Cleo Grater

Professor Petrequin

Outside Event Paper

21 March, 2016

My outside event was the day the class went to the school’s garden. We helped the men clean up the garden so they can install a fish tank and we also got taught to plant different plants like fruits and vegetables. The two men showed us how to set up the soil, form the lines to separate the plants so they have room to grow, and how to properly insert and cover up the seeds. We also replanted green onions around our plants so they can keep away bugs and insects. The workers did a great job on showing us how to properly use the gardening supplies that were there and how to advance your growing process with little tips.

Now to connect the experience with the reading provided, I found many similarities within both. To start off the article: The Victory Gardens Leader’s Handbook said that people took food for granted and I still believe that happens and that people think that if they have the money for it they can just buy it in an endless amount. I felt that really applies to college students and they don’t think about those things and you learn more once you’ve grown. Before we started to garden the workers told us about how the school is trying to achieve a successful garden and to encourage the students to support it as well. They were planning on expanding and hopefully making the garden bigger and more diverse. I remembered this conversation when I read The Victory Gardens Leader’s Handbook on page 3 when it talks about “neighborhood committees, community committees, county committees and so on are organizing to achieve 6 million carefully tended farm gardens and more than 12 million carefully tended town and city gardens (Victory Gardens Leader’s Handbook pg. 3).” Also, I found a statement in the book about when summer hits and the garden gets abandoned to the weeds in the heat of the season. I understood there that that is what happened to the school’s garden because the worker was talking about how it has been losing momentum due to the time of year and now I know that it gets abandoned in certain times. The handbook states to have a garden plan to avoid this.

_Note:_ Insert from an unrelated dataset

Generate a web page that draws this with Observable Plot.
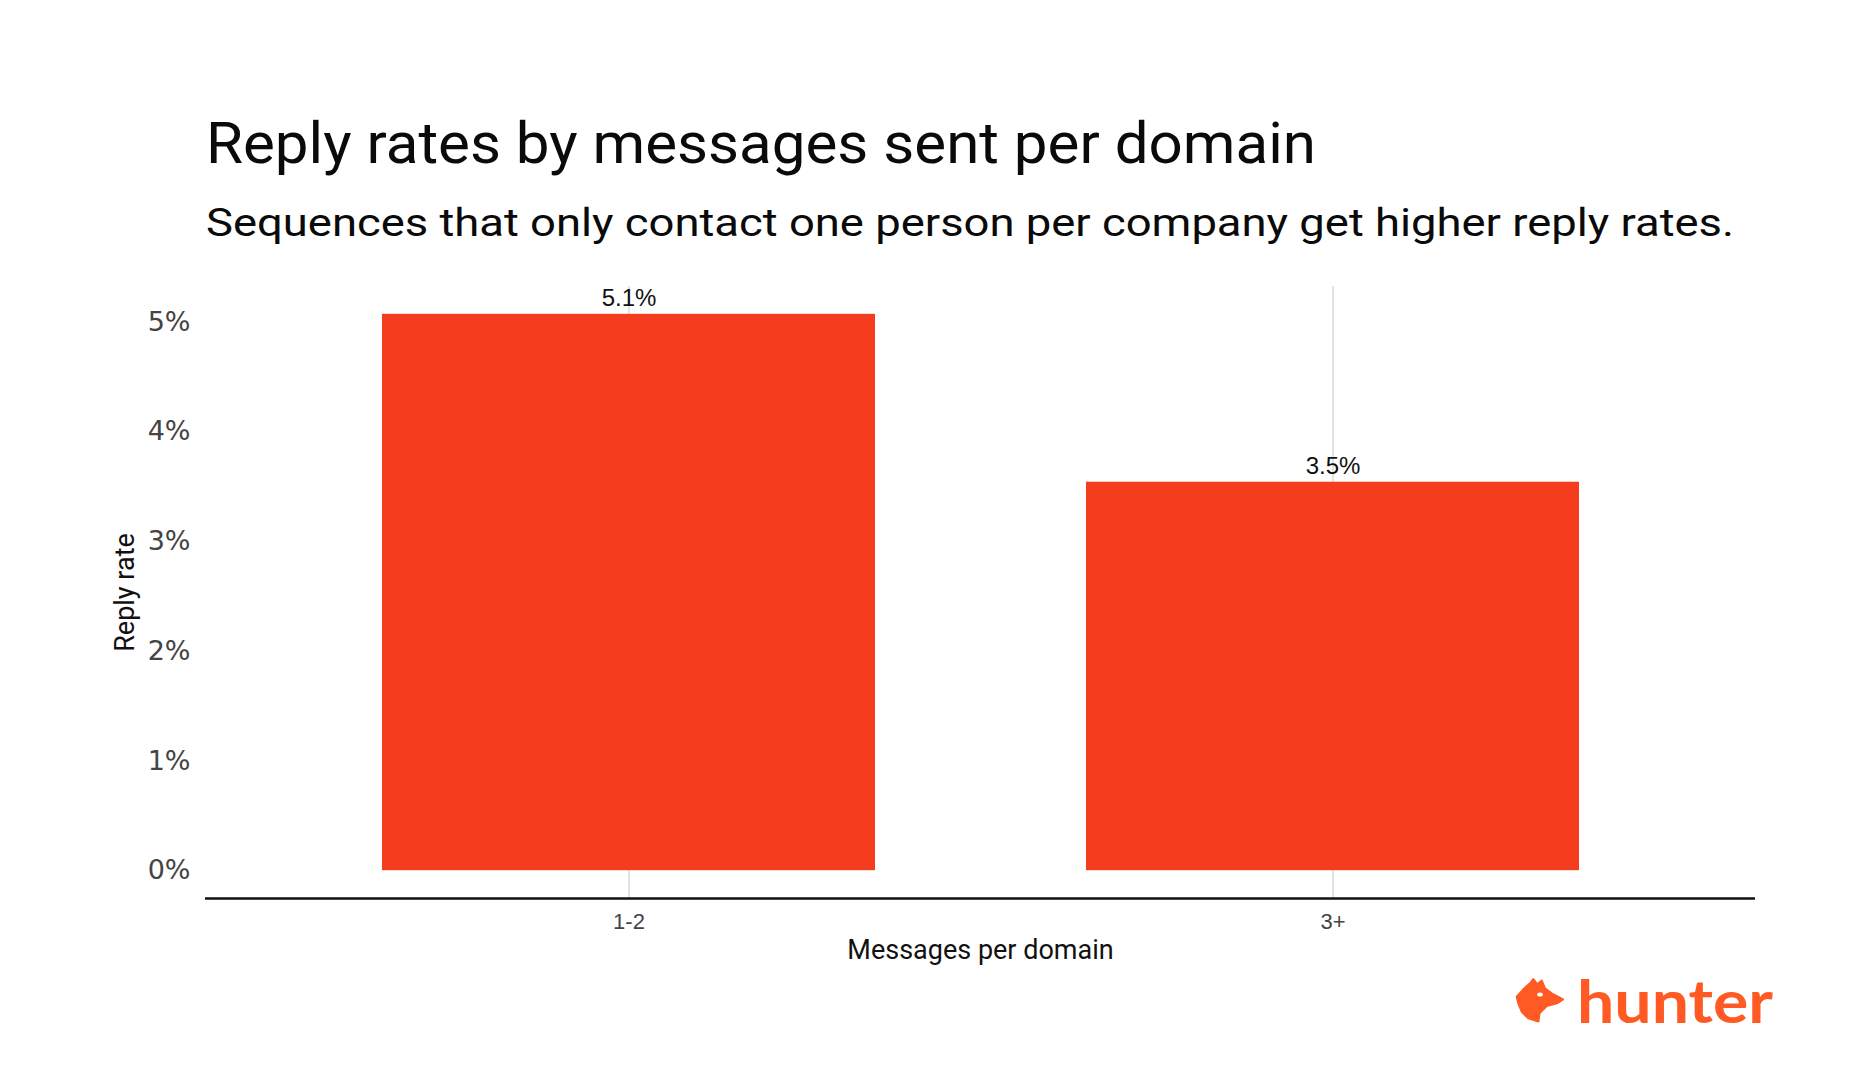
<!DOCTYPE html>
<html>
<head>
<meta charset="utf-8">
<script src="https://cdn.jsdelivr.net/npm/d3@7"></script>
<script src="https://cdn.jsdelivr.net/npm/@observablehq/plot@0.6"></script>
<style>
  html, body { margin: 0; padding: 0; background: #fff; }
  #page { position: relative; width: 1870px; height: 1084px; overflow: hidden; background: #fff; }
  #page > svg { display: block; }
  #footer { position: absolute; left: 0; top: 940px; }
</style>
</head>
<body>
<div id="page"></div>
<script>
// ---- data ----
const categories = ["1-2", "3+"];
const replyRates = [5.07, 3.54];          // percent
const yTicks = [0, 1, 2, 3, 4, 5];
const titleText = "Reply rates by messages sent per domain";
const subtitleText = "Sequences that only contact one person per company get higher reply rates.";
const xLabel = "Messages per domain";
const yLabel = "Reply rate";
const brandText = "hunter";

const data = categories.map((c, i) => ({category: c, rate: replyRates[i]}));

const barColor = "#F53D1E";
const brandColor = "#FF5A24";

const page = document.getElementById("page");
const NS = "http://www.w3.org/2000/svg";

// ---- header (title + subtitle) ----
const header = document.createElementNS(NS, "svg");
header.setAttribute("width", 1870);
header.setAttribute("height", 250);
function addText(svg, str, attrs) {
  const t = document.createElementNS(NS, "text");
  for (const k in attrs) t.setAttribute(k, attrs[k]);
  t.textContent = str;
  svg.appendChild(t);
  return t;
}
addText(header, titleText, {x: 206, y: 163, "font-family": "Roboto, sans-serif", "font-size": 57, fill: "#0a0a0a", textLength: 1110, lengthAdjust: "spacingAndGlyphs"});
addText(header, subtitleText, {x: 206, y: 236, "font-family": "Roboto, sans-serif", "font-size": 39, fill: "#0a0a0a", textLength: 1528, lengthAdjust: "spacingAndGlyphs"});
page.appendChild(header);

// ---- chart ----
const maxV = d3.max(replyRates);
const yDomain = [-0.05 * maxV, 1.05 * maxV];

const chart = Plot.plot({
  width: 1870,
  height: 720,
  marginTop: 36,
  marginBottom: 72,
  marginLeft: 205,
  marginRight: 115,
  style: {background: "#fff", overflow: "visible"},
  x: {domain: categories, paddingInner: 0.3, paddingOuter: 0.25},
  y: {domain: yDomain},
  marks: [
    Plot.gridX(categories, {stroke: "#e3e3e3", strokeOpacity: 1, strokeWidth: 2}),
    Plot.barY(data, {x: "category", y: "rate", fill: barColor}),
    Plot.text(data, {x: "category", y: "rate", text: d => d.rate.toFixed(1) + "%", dy: -16,
      fontSize: 24, fontFamily: "Liberation Sans, Arial, sans-serif", fill: "#111"}),
    Plot.ruleY([yDomain[0]], {stroke: "#111", strokeWidth: 2.5}),
    Plot.axisY({ticks: yTicks, tickFormat: d => d + "%", tickSize: 0, tickPadding: 15, label: null,
      fontSize: 27, fontFamily: "DejaVu Sans, sans-serif", color: "#444"}),
    Plot.axisX({tickSize: 0, tickPadding: 15, label: null,
      fontSize: 22, fontFamily: "Liberation Sans, Arial, sans-serif", color: "#444"}),
    Plot.text([xLabel], {frameAnchor: "bottom", dy: 60, fontSize: 27, fontFamily: "Roboto, sans-serif", fill: "#111"}),
    Plot.text([yLabel], {frameAnchor: "left", textAnchor: "middle", rotate: -90, dx: -80, fontSize: 27, fontFamily: "Roboto, sans-serif", fill: "#111"})
  ]
});
page.appendChild(chart);

// ---- footer (brand) ----
const footer = document.createElementNS(NS, "svg");
footer.setAttribute("id", "footer");
footer.setAttribute("width", 1870);
footer.setAttribute("height", 144);
const g = document.createElementNS(NS, "g");
g.setAttribute("transform", "translate(0,-940)");
footer.appendChild(g);
const fox = document.createElementNS(NS, "path");
fox.setAttribute("d", "M1516.7,996.7 L1523.3,989.3 L1530,983.3 L1533.3,979 L1537.3,984.3 L1541.7,980.5 L1545,988.3 L1551.7,993.3 L1563,999.3 L1557,1003.3 L1546.7,1006 L1539.5,1013.3 L1538.5,1021.5 L1528.3,1018.3 L1521.7,1011.7 L1518.3,1003.3 Z");
fox.setAttribute("fill", brandColor);
fox.setAttribute("stroke", brandColor);
fox.setAttribute("stroke-linejoin", "round");
fox.setAttribute("stroke-width", 2);
g.appendChild(fox);
const eye = document.createElementNS(NS, "ellipse");
eye.setAttribute("cx", 1540); eye.setAttribute("cy", 994.5); eye.setAttribute("rx", 2.8); eye.setAttribute("ry", 2);
eye.setAttribute("fill", "#fff");
g.appendChild(eye);
addText(g, brandText, {x: 1577, y: 1023, "font-family": "Lato, sans-serif", "font-weight": 700, "font-size": 60, fill: brandColor, textLength: 196, lengthAdjust: "spacingAndGlyphs"});
page.appendChild(footer);
</script>
</body>
</html>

There was also a great connection with the second half of the reading as well. The section on build your health goes back to what I said before on college students taking advantage of food. This goes more in depth on how a nutritious diet is needed in war time and in our situation it is needed in college. Like stated “people need 50% more greens and yellow veggies and about 20% more tomatoes and citrus fruits in that time an I believe that it is the same (The Victory Gardens Leader’s Handbook).” Students don’t see their diet as important during this time and lack in certain categories so they need more help just like the people the handbook is referring to. To add on the handbook has a section on gardening is fun. Sure it does have its challenges with patience and bugs but it feels good and relaxes the nerves. I felt the same way when planting at school and luckily the result of the weather that day helped with that feeling of relaxation.

What a college wants are for the students to give more and help in the community and that’s why I believe we had that class time in the garden. The handbook states “they stimulate a creative spirit that influence other community activities… they develop the kind of civic pride which spurs on the best in local enterprise (The Victory Gardens Leader’s Handbook pg. unknown).” That statement I believe is the key in what the message of this experience was trying to have us realize and reflect on.

Work Cited

The United States Department of Agriculture. Victory Gardens, Leaders' Handbook. N.p.: n.p., 1942. Print.